The friend is a fellow named Daniel Rubenstein, and I’ve mentioned him in this space before. He was, like Cormier, a collegiate wrestler and is as knowledgeable as they come on the subject of international wrestling. He’d just gotten off the phone with Cormier 10 minutes before receiving my text, and Cormier knew nothing of his next fight.
Cormier had been under the impression he would be facing Tim Sylvia on September 29 for several weeks. He’d heard rumors circulating the past few days that Zuffa was looking to bring in a different opponent on a different date, but he wasn’t going to change his training camp up until he knew for sure, so he was at American Kickboxing Academy training for the fight when Rubenstein relayed him the news.
When Cormier called me an hour later, you could hear the good news in his voice.

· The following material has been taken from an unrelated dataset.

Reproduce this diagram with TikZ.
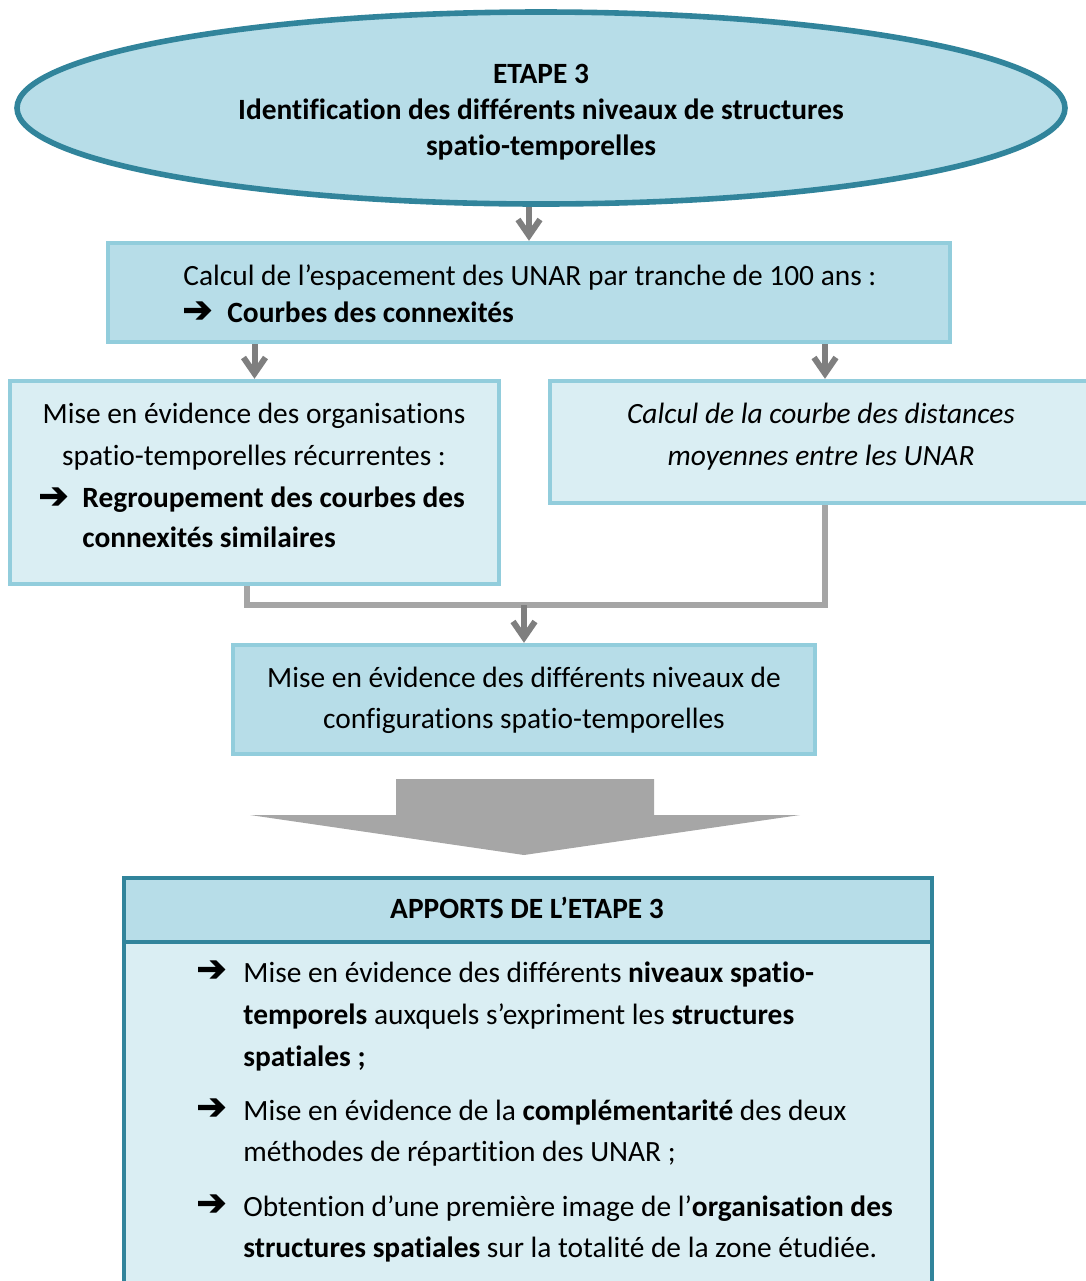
\documentclass[tikz,border=0pt]{standalone}
\usepackage{fontspec}
\setmainfont[Ligatures=NoCommon]{Carlito}
\newfontfamily\symfont[FakeBold=2.5]{DejaVu Sans}
\usetikzlibrary{arrows.meta,positioning,shapes.geometric}
\usepackage{xcolor}
\definecolor{lightblue}{HTML}{B7DDE8}
\definecolor{paleblue}{HTML}{DAEEF3}
\definecolor{edgeblue}{HTML}{92CDDC}
\definecolor{darkteal}{HTML}{31849B}
\definecolor{arrowgray}{HTML}{7F7F7F}
\definecolor{linkgray}{HTML}{A5A5A5}
\definecolor{bigarrow}{HTML}{A6A6A6}
\newcommand{\bul}{{\symfont\fontsize{18}{18}\selectfont ➔}}
\newcommand{\basesize}{\fontsize{14.7}{20.5}\selectfont}

\begin{document}
\begin{tikzpicture}[x=0.5pt,y=-0.5pt,font=\basesize,
  box/.style={draw=edgeblue,line width=2.2pt,inner sep=0pt},
  flow/.style={draw=arrowgray,line width=3pt,-{Straight Barb[length=8pt,width=11pt,line width=3pt]}},
  link/.style={draw=linkgray,line width=3pt},
  txt/.style={anchor=mid,inner sep=0pt},
  ltxt/.style={anchor=mid west,inner sep=0pt},
  bold/.style={font=\basesize\bfseries},
  slant/.style={font=\basesize\itshape}]
  \useasboundingbox (0,0) rectangle (1086,1281);

  % top ellipse
  \node[ellipse,draw=darkteal,line width=2.8pt,fill=lightblue,minimum width=524pt,minimum height=96pt] (ell) at (541,108) {};
  \node[bold,txt] (e1) at (541,79) {ETAPE 3};
  \node[bold,txt] (e2) at (541,115) {Identification des différents niveaux de structures};
  \node[bold,txt] (e3) at (541,151) {spatio-temporelles};

  % boxes
  \node[box,fill=lightblue,minimum width=421pt,minimum height=49.5pt] (box1) at (529,292.5) {};
  \node[box,fill=paleblue,minimum width=244.5pt,minimum height=101.5pt] (box2) at (254.5,482.5) {};
  \node[box,fill=paleblue,minimum width=275pt,minimum height=61pt] (box3) at (825,442) {};
  \node[box,fill=lightblue,minimum width=291pt,minimum height=54.5pt] (box4) at (524,699.5) {};

  \node[ltxt] (c1) at (183,281) {Calcul de l’espacement des UNAR par tranche de 100 ans :};
  \node[ltxt] (a1) at (182,317) {\bul};
  \node[ltxt,bold] (c2) at (227,318) {Courbes des connexités};

  \node[txt] (m1) at (254,419) {Mise en évidence des organisations};
  \node[txt] (m2) at (254,461) {spatio-temporelles récurrentes :};
  \node[ltxt] (a2) at (38,503) {\bul};
  \node[ltxt,bold] (m3) at (82,503) {Regroupement des courbes des};
  \node[ltxt,bold] (m4) at (82,543) {connexités similaires};

  \node[txt,slant] (d1) at (821,419) {Calcul de la courbe des distances};
  \node[txt,slant] (d2) at (821,461) {moyennes entre les UNAR};

  \node[txt] (n1) at (524,683) {Mise en évidence des différents niveaux de};
  \node[txt] (n2) at (524,724) {configurations spatio-temporelles};

  % connectors
  \draw[flow] (box1.north |- ell.south) -- (box1.north);
  \draw[flow] (box2.north |- box1.south) -- (box2.north);
  \draw[flow] (box3.north |- box1.south) -- (box3.north);
  \coordinate (join) at (524,605);
  \draw[link] ([xshift=-4pt]box2.south) |- (box3.south |- join) -- (box3.south);
  \draw[flow] (join) -- (box4.north);

  % big arrow
  \fill[bigarrow] (396,779) -- (654,779) -- (654,815) -- (800,815) -- (524,855)
    -- (250,815) -- (396,815) -- cycle;

  % results
  \node[draw=darkteal,line width=2.2pt,fill=paleblue,minimum width=404pt,minimum height=189pt] (body) at (528,1131) {};
  \node[draw=darkteal,line width=2.2pt,fill=lightblue,minimum width=404pt,minimum height=32pt] (head) at (528,910) {};
  \node[txt,bold] (h1) at (527,914) {APPORTS DE L’ETAPE 3};

  \foreach \y in {976,1114,1210}
    \node[ltxt] (b\y) at (196,\y) {\bul};
  \node[ltxt] (r1) at (243,978) {Mise en évidence des différents \textbf{niveaux spatio-}};
  \node[ltxt] (r2) at (243,1020) {\textbf{temporels} auxquels s’expriment les \textbf{structures}};
  \node[ltxt] (r3) at (243,1062) {\textbf{spatiales ;}};
  \node[ltxt] (r4) at (243,1116) {Mise en évidence de la \textbf{complémentarité} des deux};
  \node[ltxt] (r5) at (243,1157) {méthodes de répartition des UNAR ;};
  \node[ltxt] (r6) at (243,1212) {Obtention d’une première image de l’\textbf{organisation des}};
  \node[ltxt] (r7) at (243,1253) {\textbf{structures spatiales} sur la totalité de la zone étudiée.};
\end{tikzpicture}
\end{document}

“I was excited, man. I couldn’t have imagined getting such a huge-name guy and fighting a guy that just fought for the UFC championship only a few months ago,” Cormier told Bleacher Report in an exclusive interview. “I didn’t know what to do with myself. I was dropping my cell phone.”
One can hardly blame Cormier for being excited. Finding out that you’re going from Sylvia to Mir is almost like winning the lottery, or whatever the lottery amounts to for a guy stuck in Strikeforce for one more fight.
“Not to disrespect Tim Sylvia, but he hasn’t really been fighting at the top of the sport for the last few years. He’s been fighting wherever he can. I think the last top-level guy he fought was Fedor, and he got beat really quick,” Cormier said. “So it’s exciting to fight a guy that’s been fighting at the top of the sport for his whole career, a guy who just fought for the title and was coming off three or four straight wins in the UFC before that. It’s a great fight.”
The fight, on paper at least, is a dubious one for Mir. He’s never had great success with high-level wrestlers, and to say that Cormier is a high-level wrestler would be the understatement of the year. He’s a former Olympian, after all, and is likely—and this is without hyperbole—the very best wrestler in the entire sport.
“That’s going to be my biggest strength over everybody that I fight. I think that’s a no-brainer, and it’s my biggest advantage in almost every fight I have,” Cormier said. “Also, there are a couple more advantages. I think speed. I think conditioning. Some of those areas that I haven’t really shown a weakness in, and he’s shown a weakness in at times.”
Cormier is a very happy man. He gets to cap off his Strikeforce career against a big-name opponent and then insert himself directly into the mix in the UFC.
“I think it is. Frank is a guy who has been a champion twice. His name rings a bell. It’s synonymous with the UFC. So UFC fans will actually come over to watch Frank fight, and he’ll get a lot of eyes on me,” Cormier said. “And regardless of the outcome, more people will see me and know me as I move into the UFC than before I fought Frank, or if I’d faced someone else in my last Strikeforce fight.”